Hardball, Halliburton style
In August, two months before Halliburton CEO Lesar called for a meeting with Baker Hughes execs to talk merger, he'd already asked the company's advisers at Credit Suisse to consider options for a hostile takeover in case acquisition talks failed, SEC filings show. In fact, the day after Lesar first met with Baker Hughes CEO Martin Craighead in October to talk about a deal, Halliburton quietly bought 100 shares of Baker Hughes so the company could have standing to nominate a new slate of Baker Hughes directors, should it get to that point.
By November 3, Lesar sent a letter to Craighead, saying the negotiations weren't moving fast enough for Halliburton's liking. "We do not understand why so little has occurred in the last three weeks," Lesser wrote. He added, "we prefer a friendly transaction," but threatened a run on the rival company's board.
Craighead responded in a letter the next day, saying "Halliburton insists on pressuring our Board to make a decision without the full and careful consideration necessary to protect our stockholders." In the ensuing weeks, the final asking price ultimately became the sticking point: Halliburton only wanted to pay $32.8 billion, while Baker Hughes execs thought the company was worth $36.1 billion.
In an email to Craighead the morning of November 12, Lesar wrote, "I must say it was an amount that shocked me and clearly is one that we cannot accept." Lesar gave Baker Hughes until 3 p.m. that day to consider Halliburton's offer, or else the company would move forward with a hostile takeover.
The brief pre-deal public pissing-match was a negotiating tactic
With Leser's deadline looming, Baker Hughes execs called a special meeting and decided to go public with the ongoing negotiations "in order to maximize leverage with Halliburton and thus maximize stockholder value," according to Monday's filing. On November 13, the Wall Street Journal "broke" the story, and by the end of the trading day Baker Hughes' stock price had jumped 15 percent from the previous day's closing.
Still at a $3.3 billion impasse, Halliburton told Baker Hughes on November 14 that it was going to nominate a new slate of directors for the company.

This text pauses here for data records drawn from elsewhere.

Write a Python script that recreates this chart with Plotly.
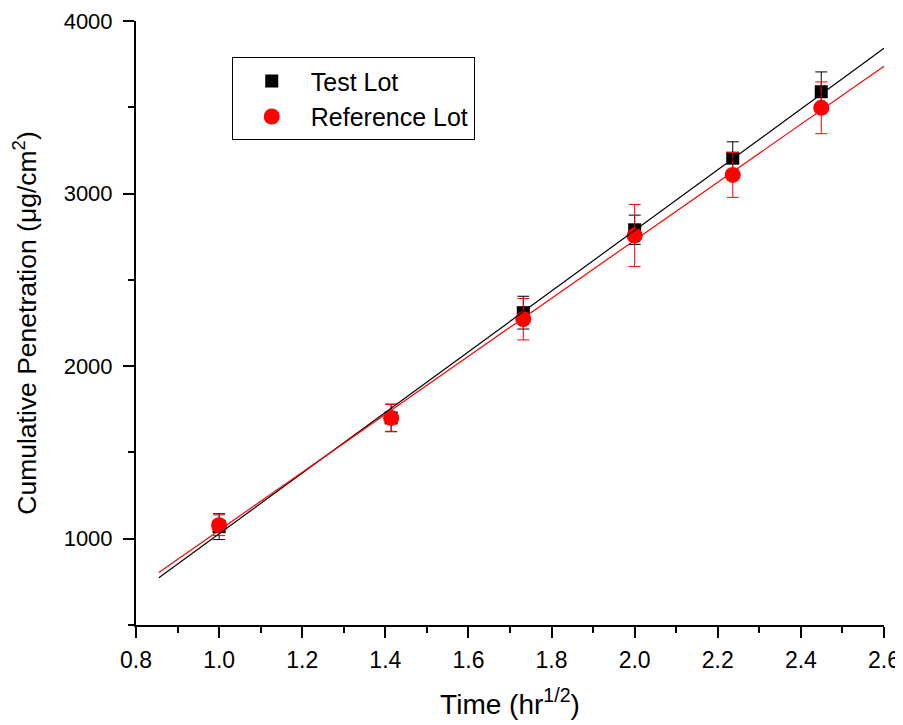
import numpy as np
import plotly.graph_objects as go

# Data
time_sqrt = [1.0, 1.414, 1.732, 2.0, 2.236, 2.449]
test_vals = [1070, 1700, 2310, 2790, 3205, 3590]
test_err = [75, 80, 95, 85, 95, 115]
ref_vals = [1078, 1700, 2272, 2757, 3108, 3497]
ref_err = [60, 78, 120, 180, 130, 150]
fit_range = [0.855, 2.6]
x_ticks = [0.8, 1.0, 1.2, 1.4, 1.6, 1.8, 2.0, 2.2, 2.4, 2.6]
y_ticks = [1000, 2000, 3000, 4000]

FONT = "Liberation Sans"

fig = go.Figure()

fig.add_trace(go.Scatter(
    x=time_sqrt, y=test_vals, mode="markers", name="Test Lot",
    marker=dict(symbol="square", size=13, color="black"),
    error_y=dict(type="data", array=test_err, color="black", thickness=1, width=6),
))
fig.add_trace(go.Scatter(
    x=time_sqrt, y=ref_vals, mode="markers", name="Reference Lot",
    marker=dict(symbol="circle", size=16, color="#ff0000"),
    error_y=dict(type="data", array=ref_err, color="#ff0000", thickness=1, width=6),
))

xf = np.array(fit_range)
for vals, col in [(test_vals, "black"), (ref_vals, "#ff0000")]:
    m, b = np.polyfit(time_sqrt, vals, 1)
    fig.add_trace(go.Scatter(
        x=xf, y=m * xf + b, mode="lines", showlegend=False,
        line=dict(color=col, width=1.2), hoverinfo="skip",
    ))

# page body has an 8px default margin, so the figure is offset by 8px
fig.update_layout(
    width=895, height=717,
    margin=dict(l=128, r=19, t=13, b=100),
    paper_bgcolor="white", plot_bgcolor="white",
    font=dict(family=FONT, color="black", size=23),
    showlegend=True,
    legend=dict(
        x=0.128, y=0.94, xanchor="left", yanchor="top",
        bgcolor="white", bordercolor="black", borderwidth=1,
        font=dict(size=25, family=FONT),
        tracegroupgap=0, itemsizing="trace", itemwidth=68,
    ),
    xaxis=dict(
        range=[0.8, 2.6], tickvals=x_ticks,
        ticktext=[f"{v:.1f}" for v in x_ticks],
        showgrid=False, zeroline=False, automargin=False,
        ticklabeloverflow="allow", ticklabelstandoff=2,
        showline=True, linecolor="black", linewidth=2,
        ticks="outside", ticklen=11, tickwidth=2, tickcolor="black",
        minor=dict(dtick=0.1, tick0=0.8, ticks="outside", ticklen=6, tickwidth=2, tickcolor="black", showgrid=False),
        tickfont=dict(size=23),
        title=dict(text="Time (hr<sup>1/2</sup>)", font=dict(size=28), standoff=23),
    ),
    yaxis=dict(
        range=[500, 4000], tickvals=y_ticks,
        showgrid=False, zeroline=False, automargin=False,
        ticklabeloverflow="allow", ticklabelstandoff=6,
        showline=True, linecolor="black", linewidth=2,
        ticks="outside", ticklen=11, tickwidth=2, tickcolor="black",
        minor=dict(dtick=500, tick0=500, ticks="outside", ticklen=6, tickwidth=2, tickcolor="black", showgrid=False),
        tickfont=dict(size=22),
        title=dict(text="Cumulative Penetration (\u03bcg/cm<sup>2</sup>)", font=dict(size=26.5), standoff=20),
    ),
)

fig.write_html("out.html")
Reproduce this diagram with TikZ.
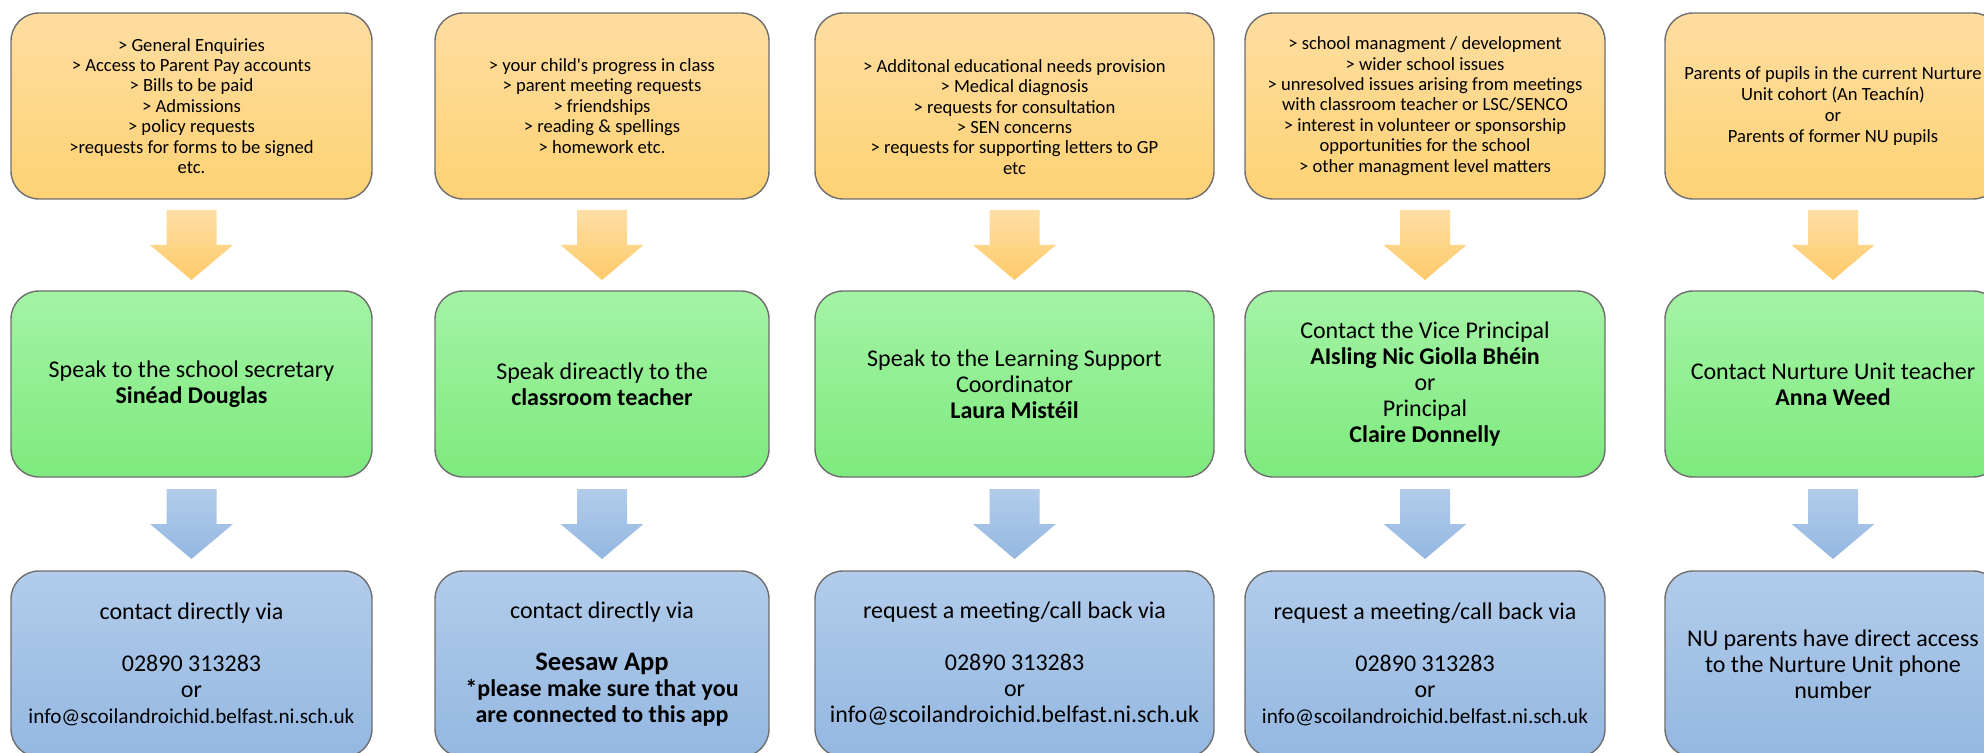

In an email to Craighhead, Lesar called the move "a legal matter," just to keep their options open.
It would seem Baker Hughes was sufficiently pissed off by that point. The company issued a press release expressing its "disappointment" in Halliburton execs (while also releasing some of Baker Hughes letters' to the company, likely an effort to make Halliburton look like the bully). The next day, after Baker Hughes called a special meeting, CEO Craighhead wrote this terse message to Lesar:
"In response to your two messages last night, it is not possible to pretend that your effort to replace our entire board with your nominees is 'just a legal matter.' It is coercive in every sense of the word.
We were willing to meet and continue negotiations in order to reach a mutually satisfactory conclusion. If you convey a reasonable response to our counterproposal we will respond."
And with that, Halliburton budged, raising its offer over the next two days by about 5 percent. On November 16, Baker Hughes' board of directors approved the deal.
The deal only looks better in hindsight
As the Chron points out, the price of oil continued its precipitous decline before the ink even dried on the Halliburton-Baker Hughes deal. When the deal was struck in November, oil was trading above $75 a barrel. It's hovered around $55 a barrel for the past week.
Bill Herbert, an analyst with Simmons & Co., says the long-term benefit of the deal only rises as oil prices weaken. Here's what he told the daily:
"There's a downturn looming in 2015... It's going to be a harsh one, both domestically and internationally. The deeper and harder this downturn, the greater the imperative for consolidation."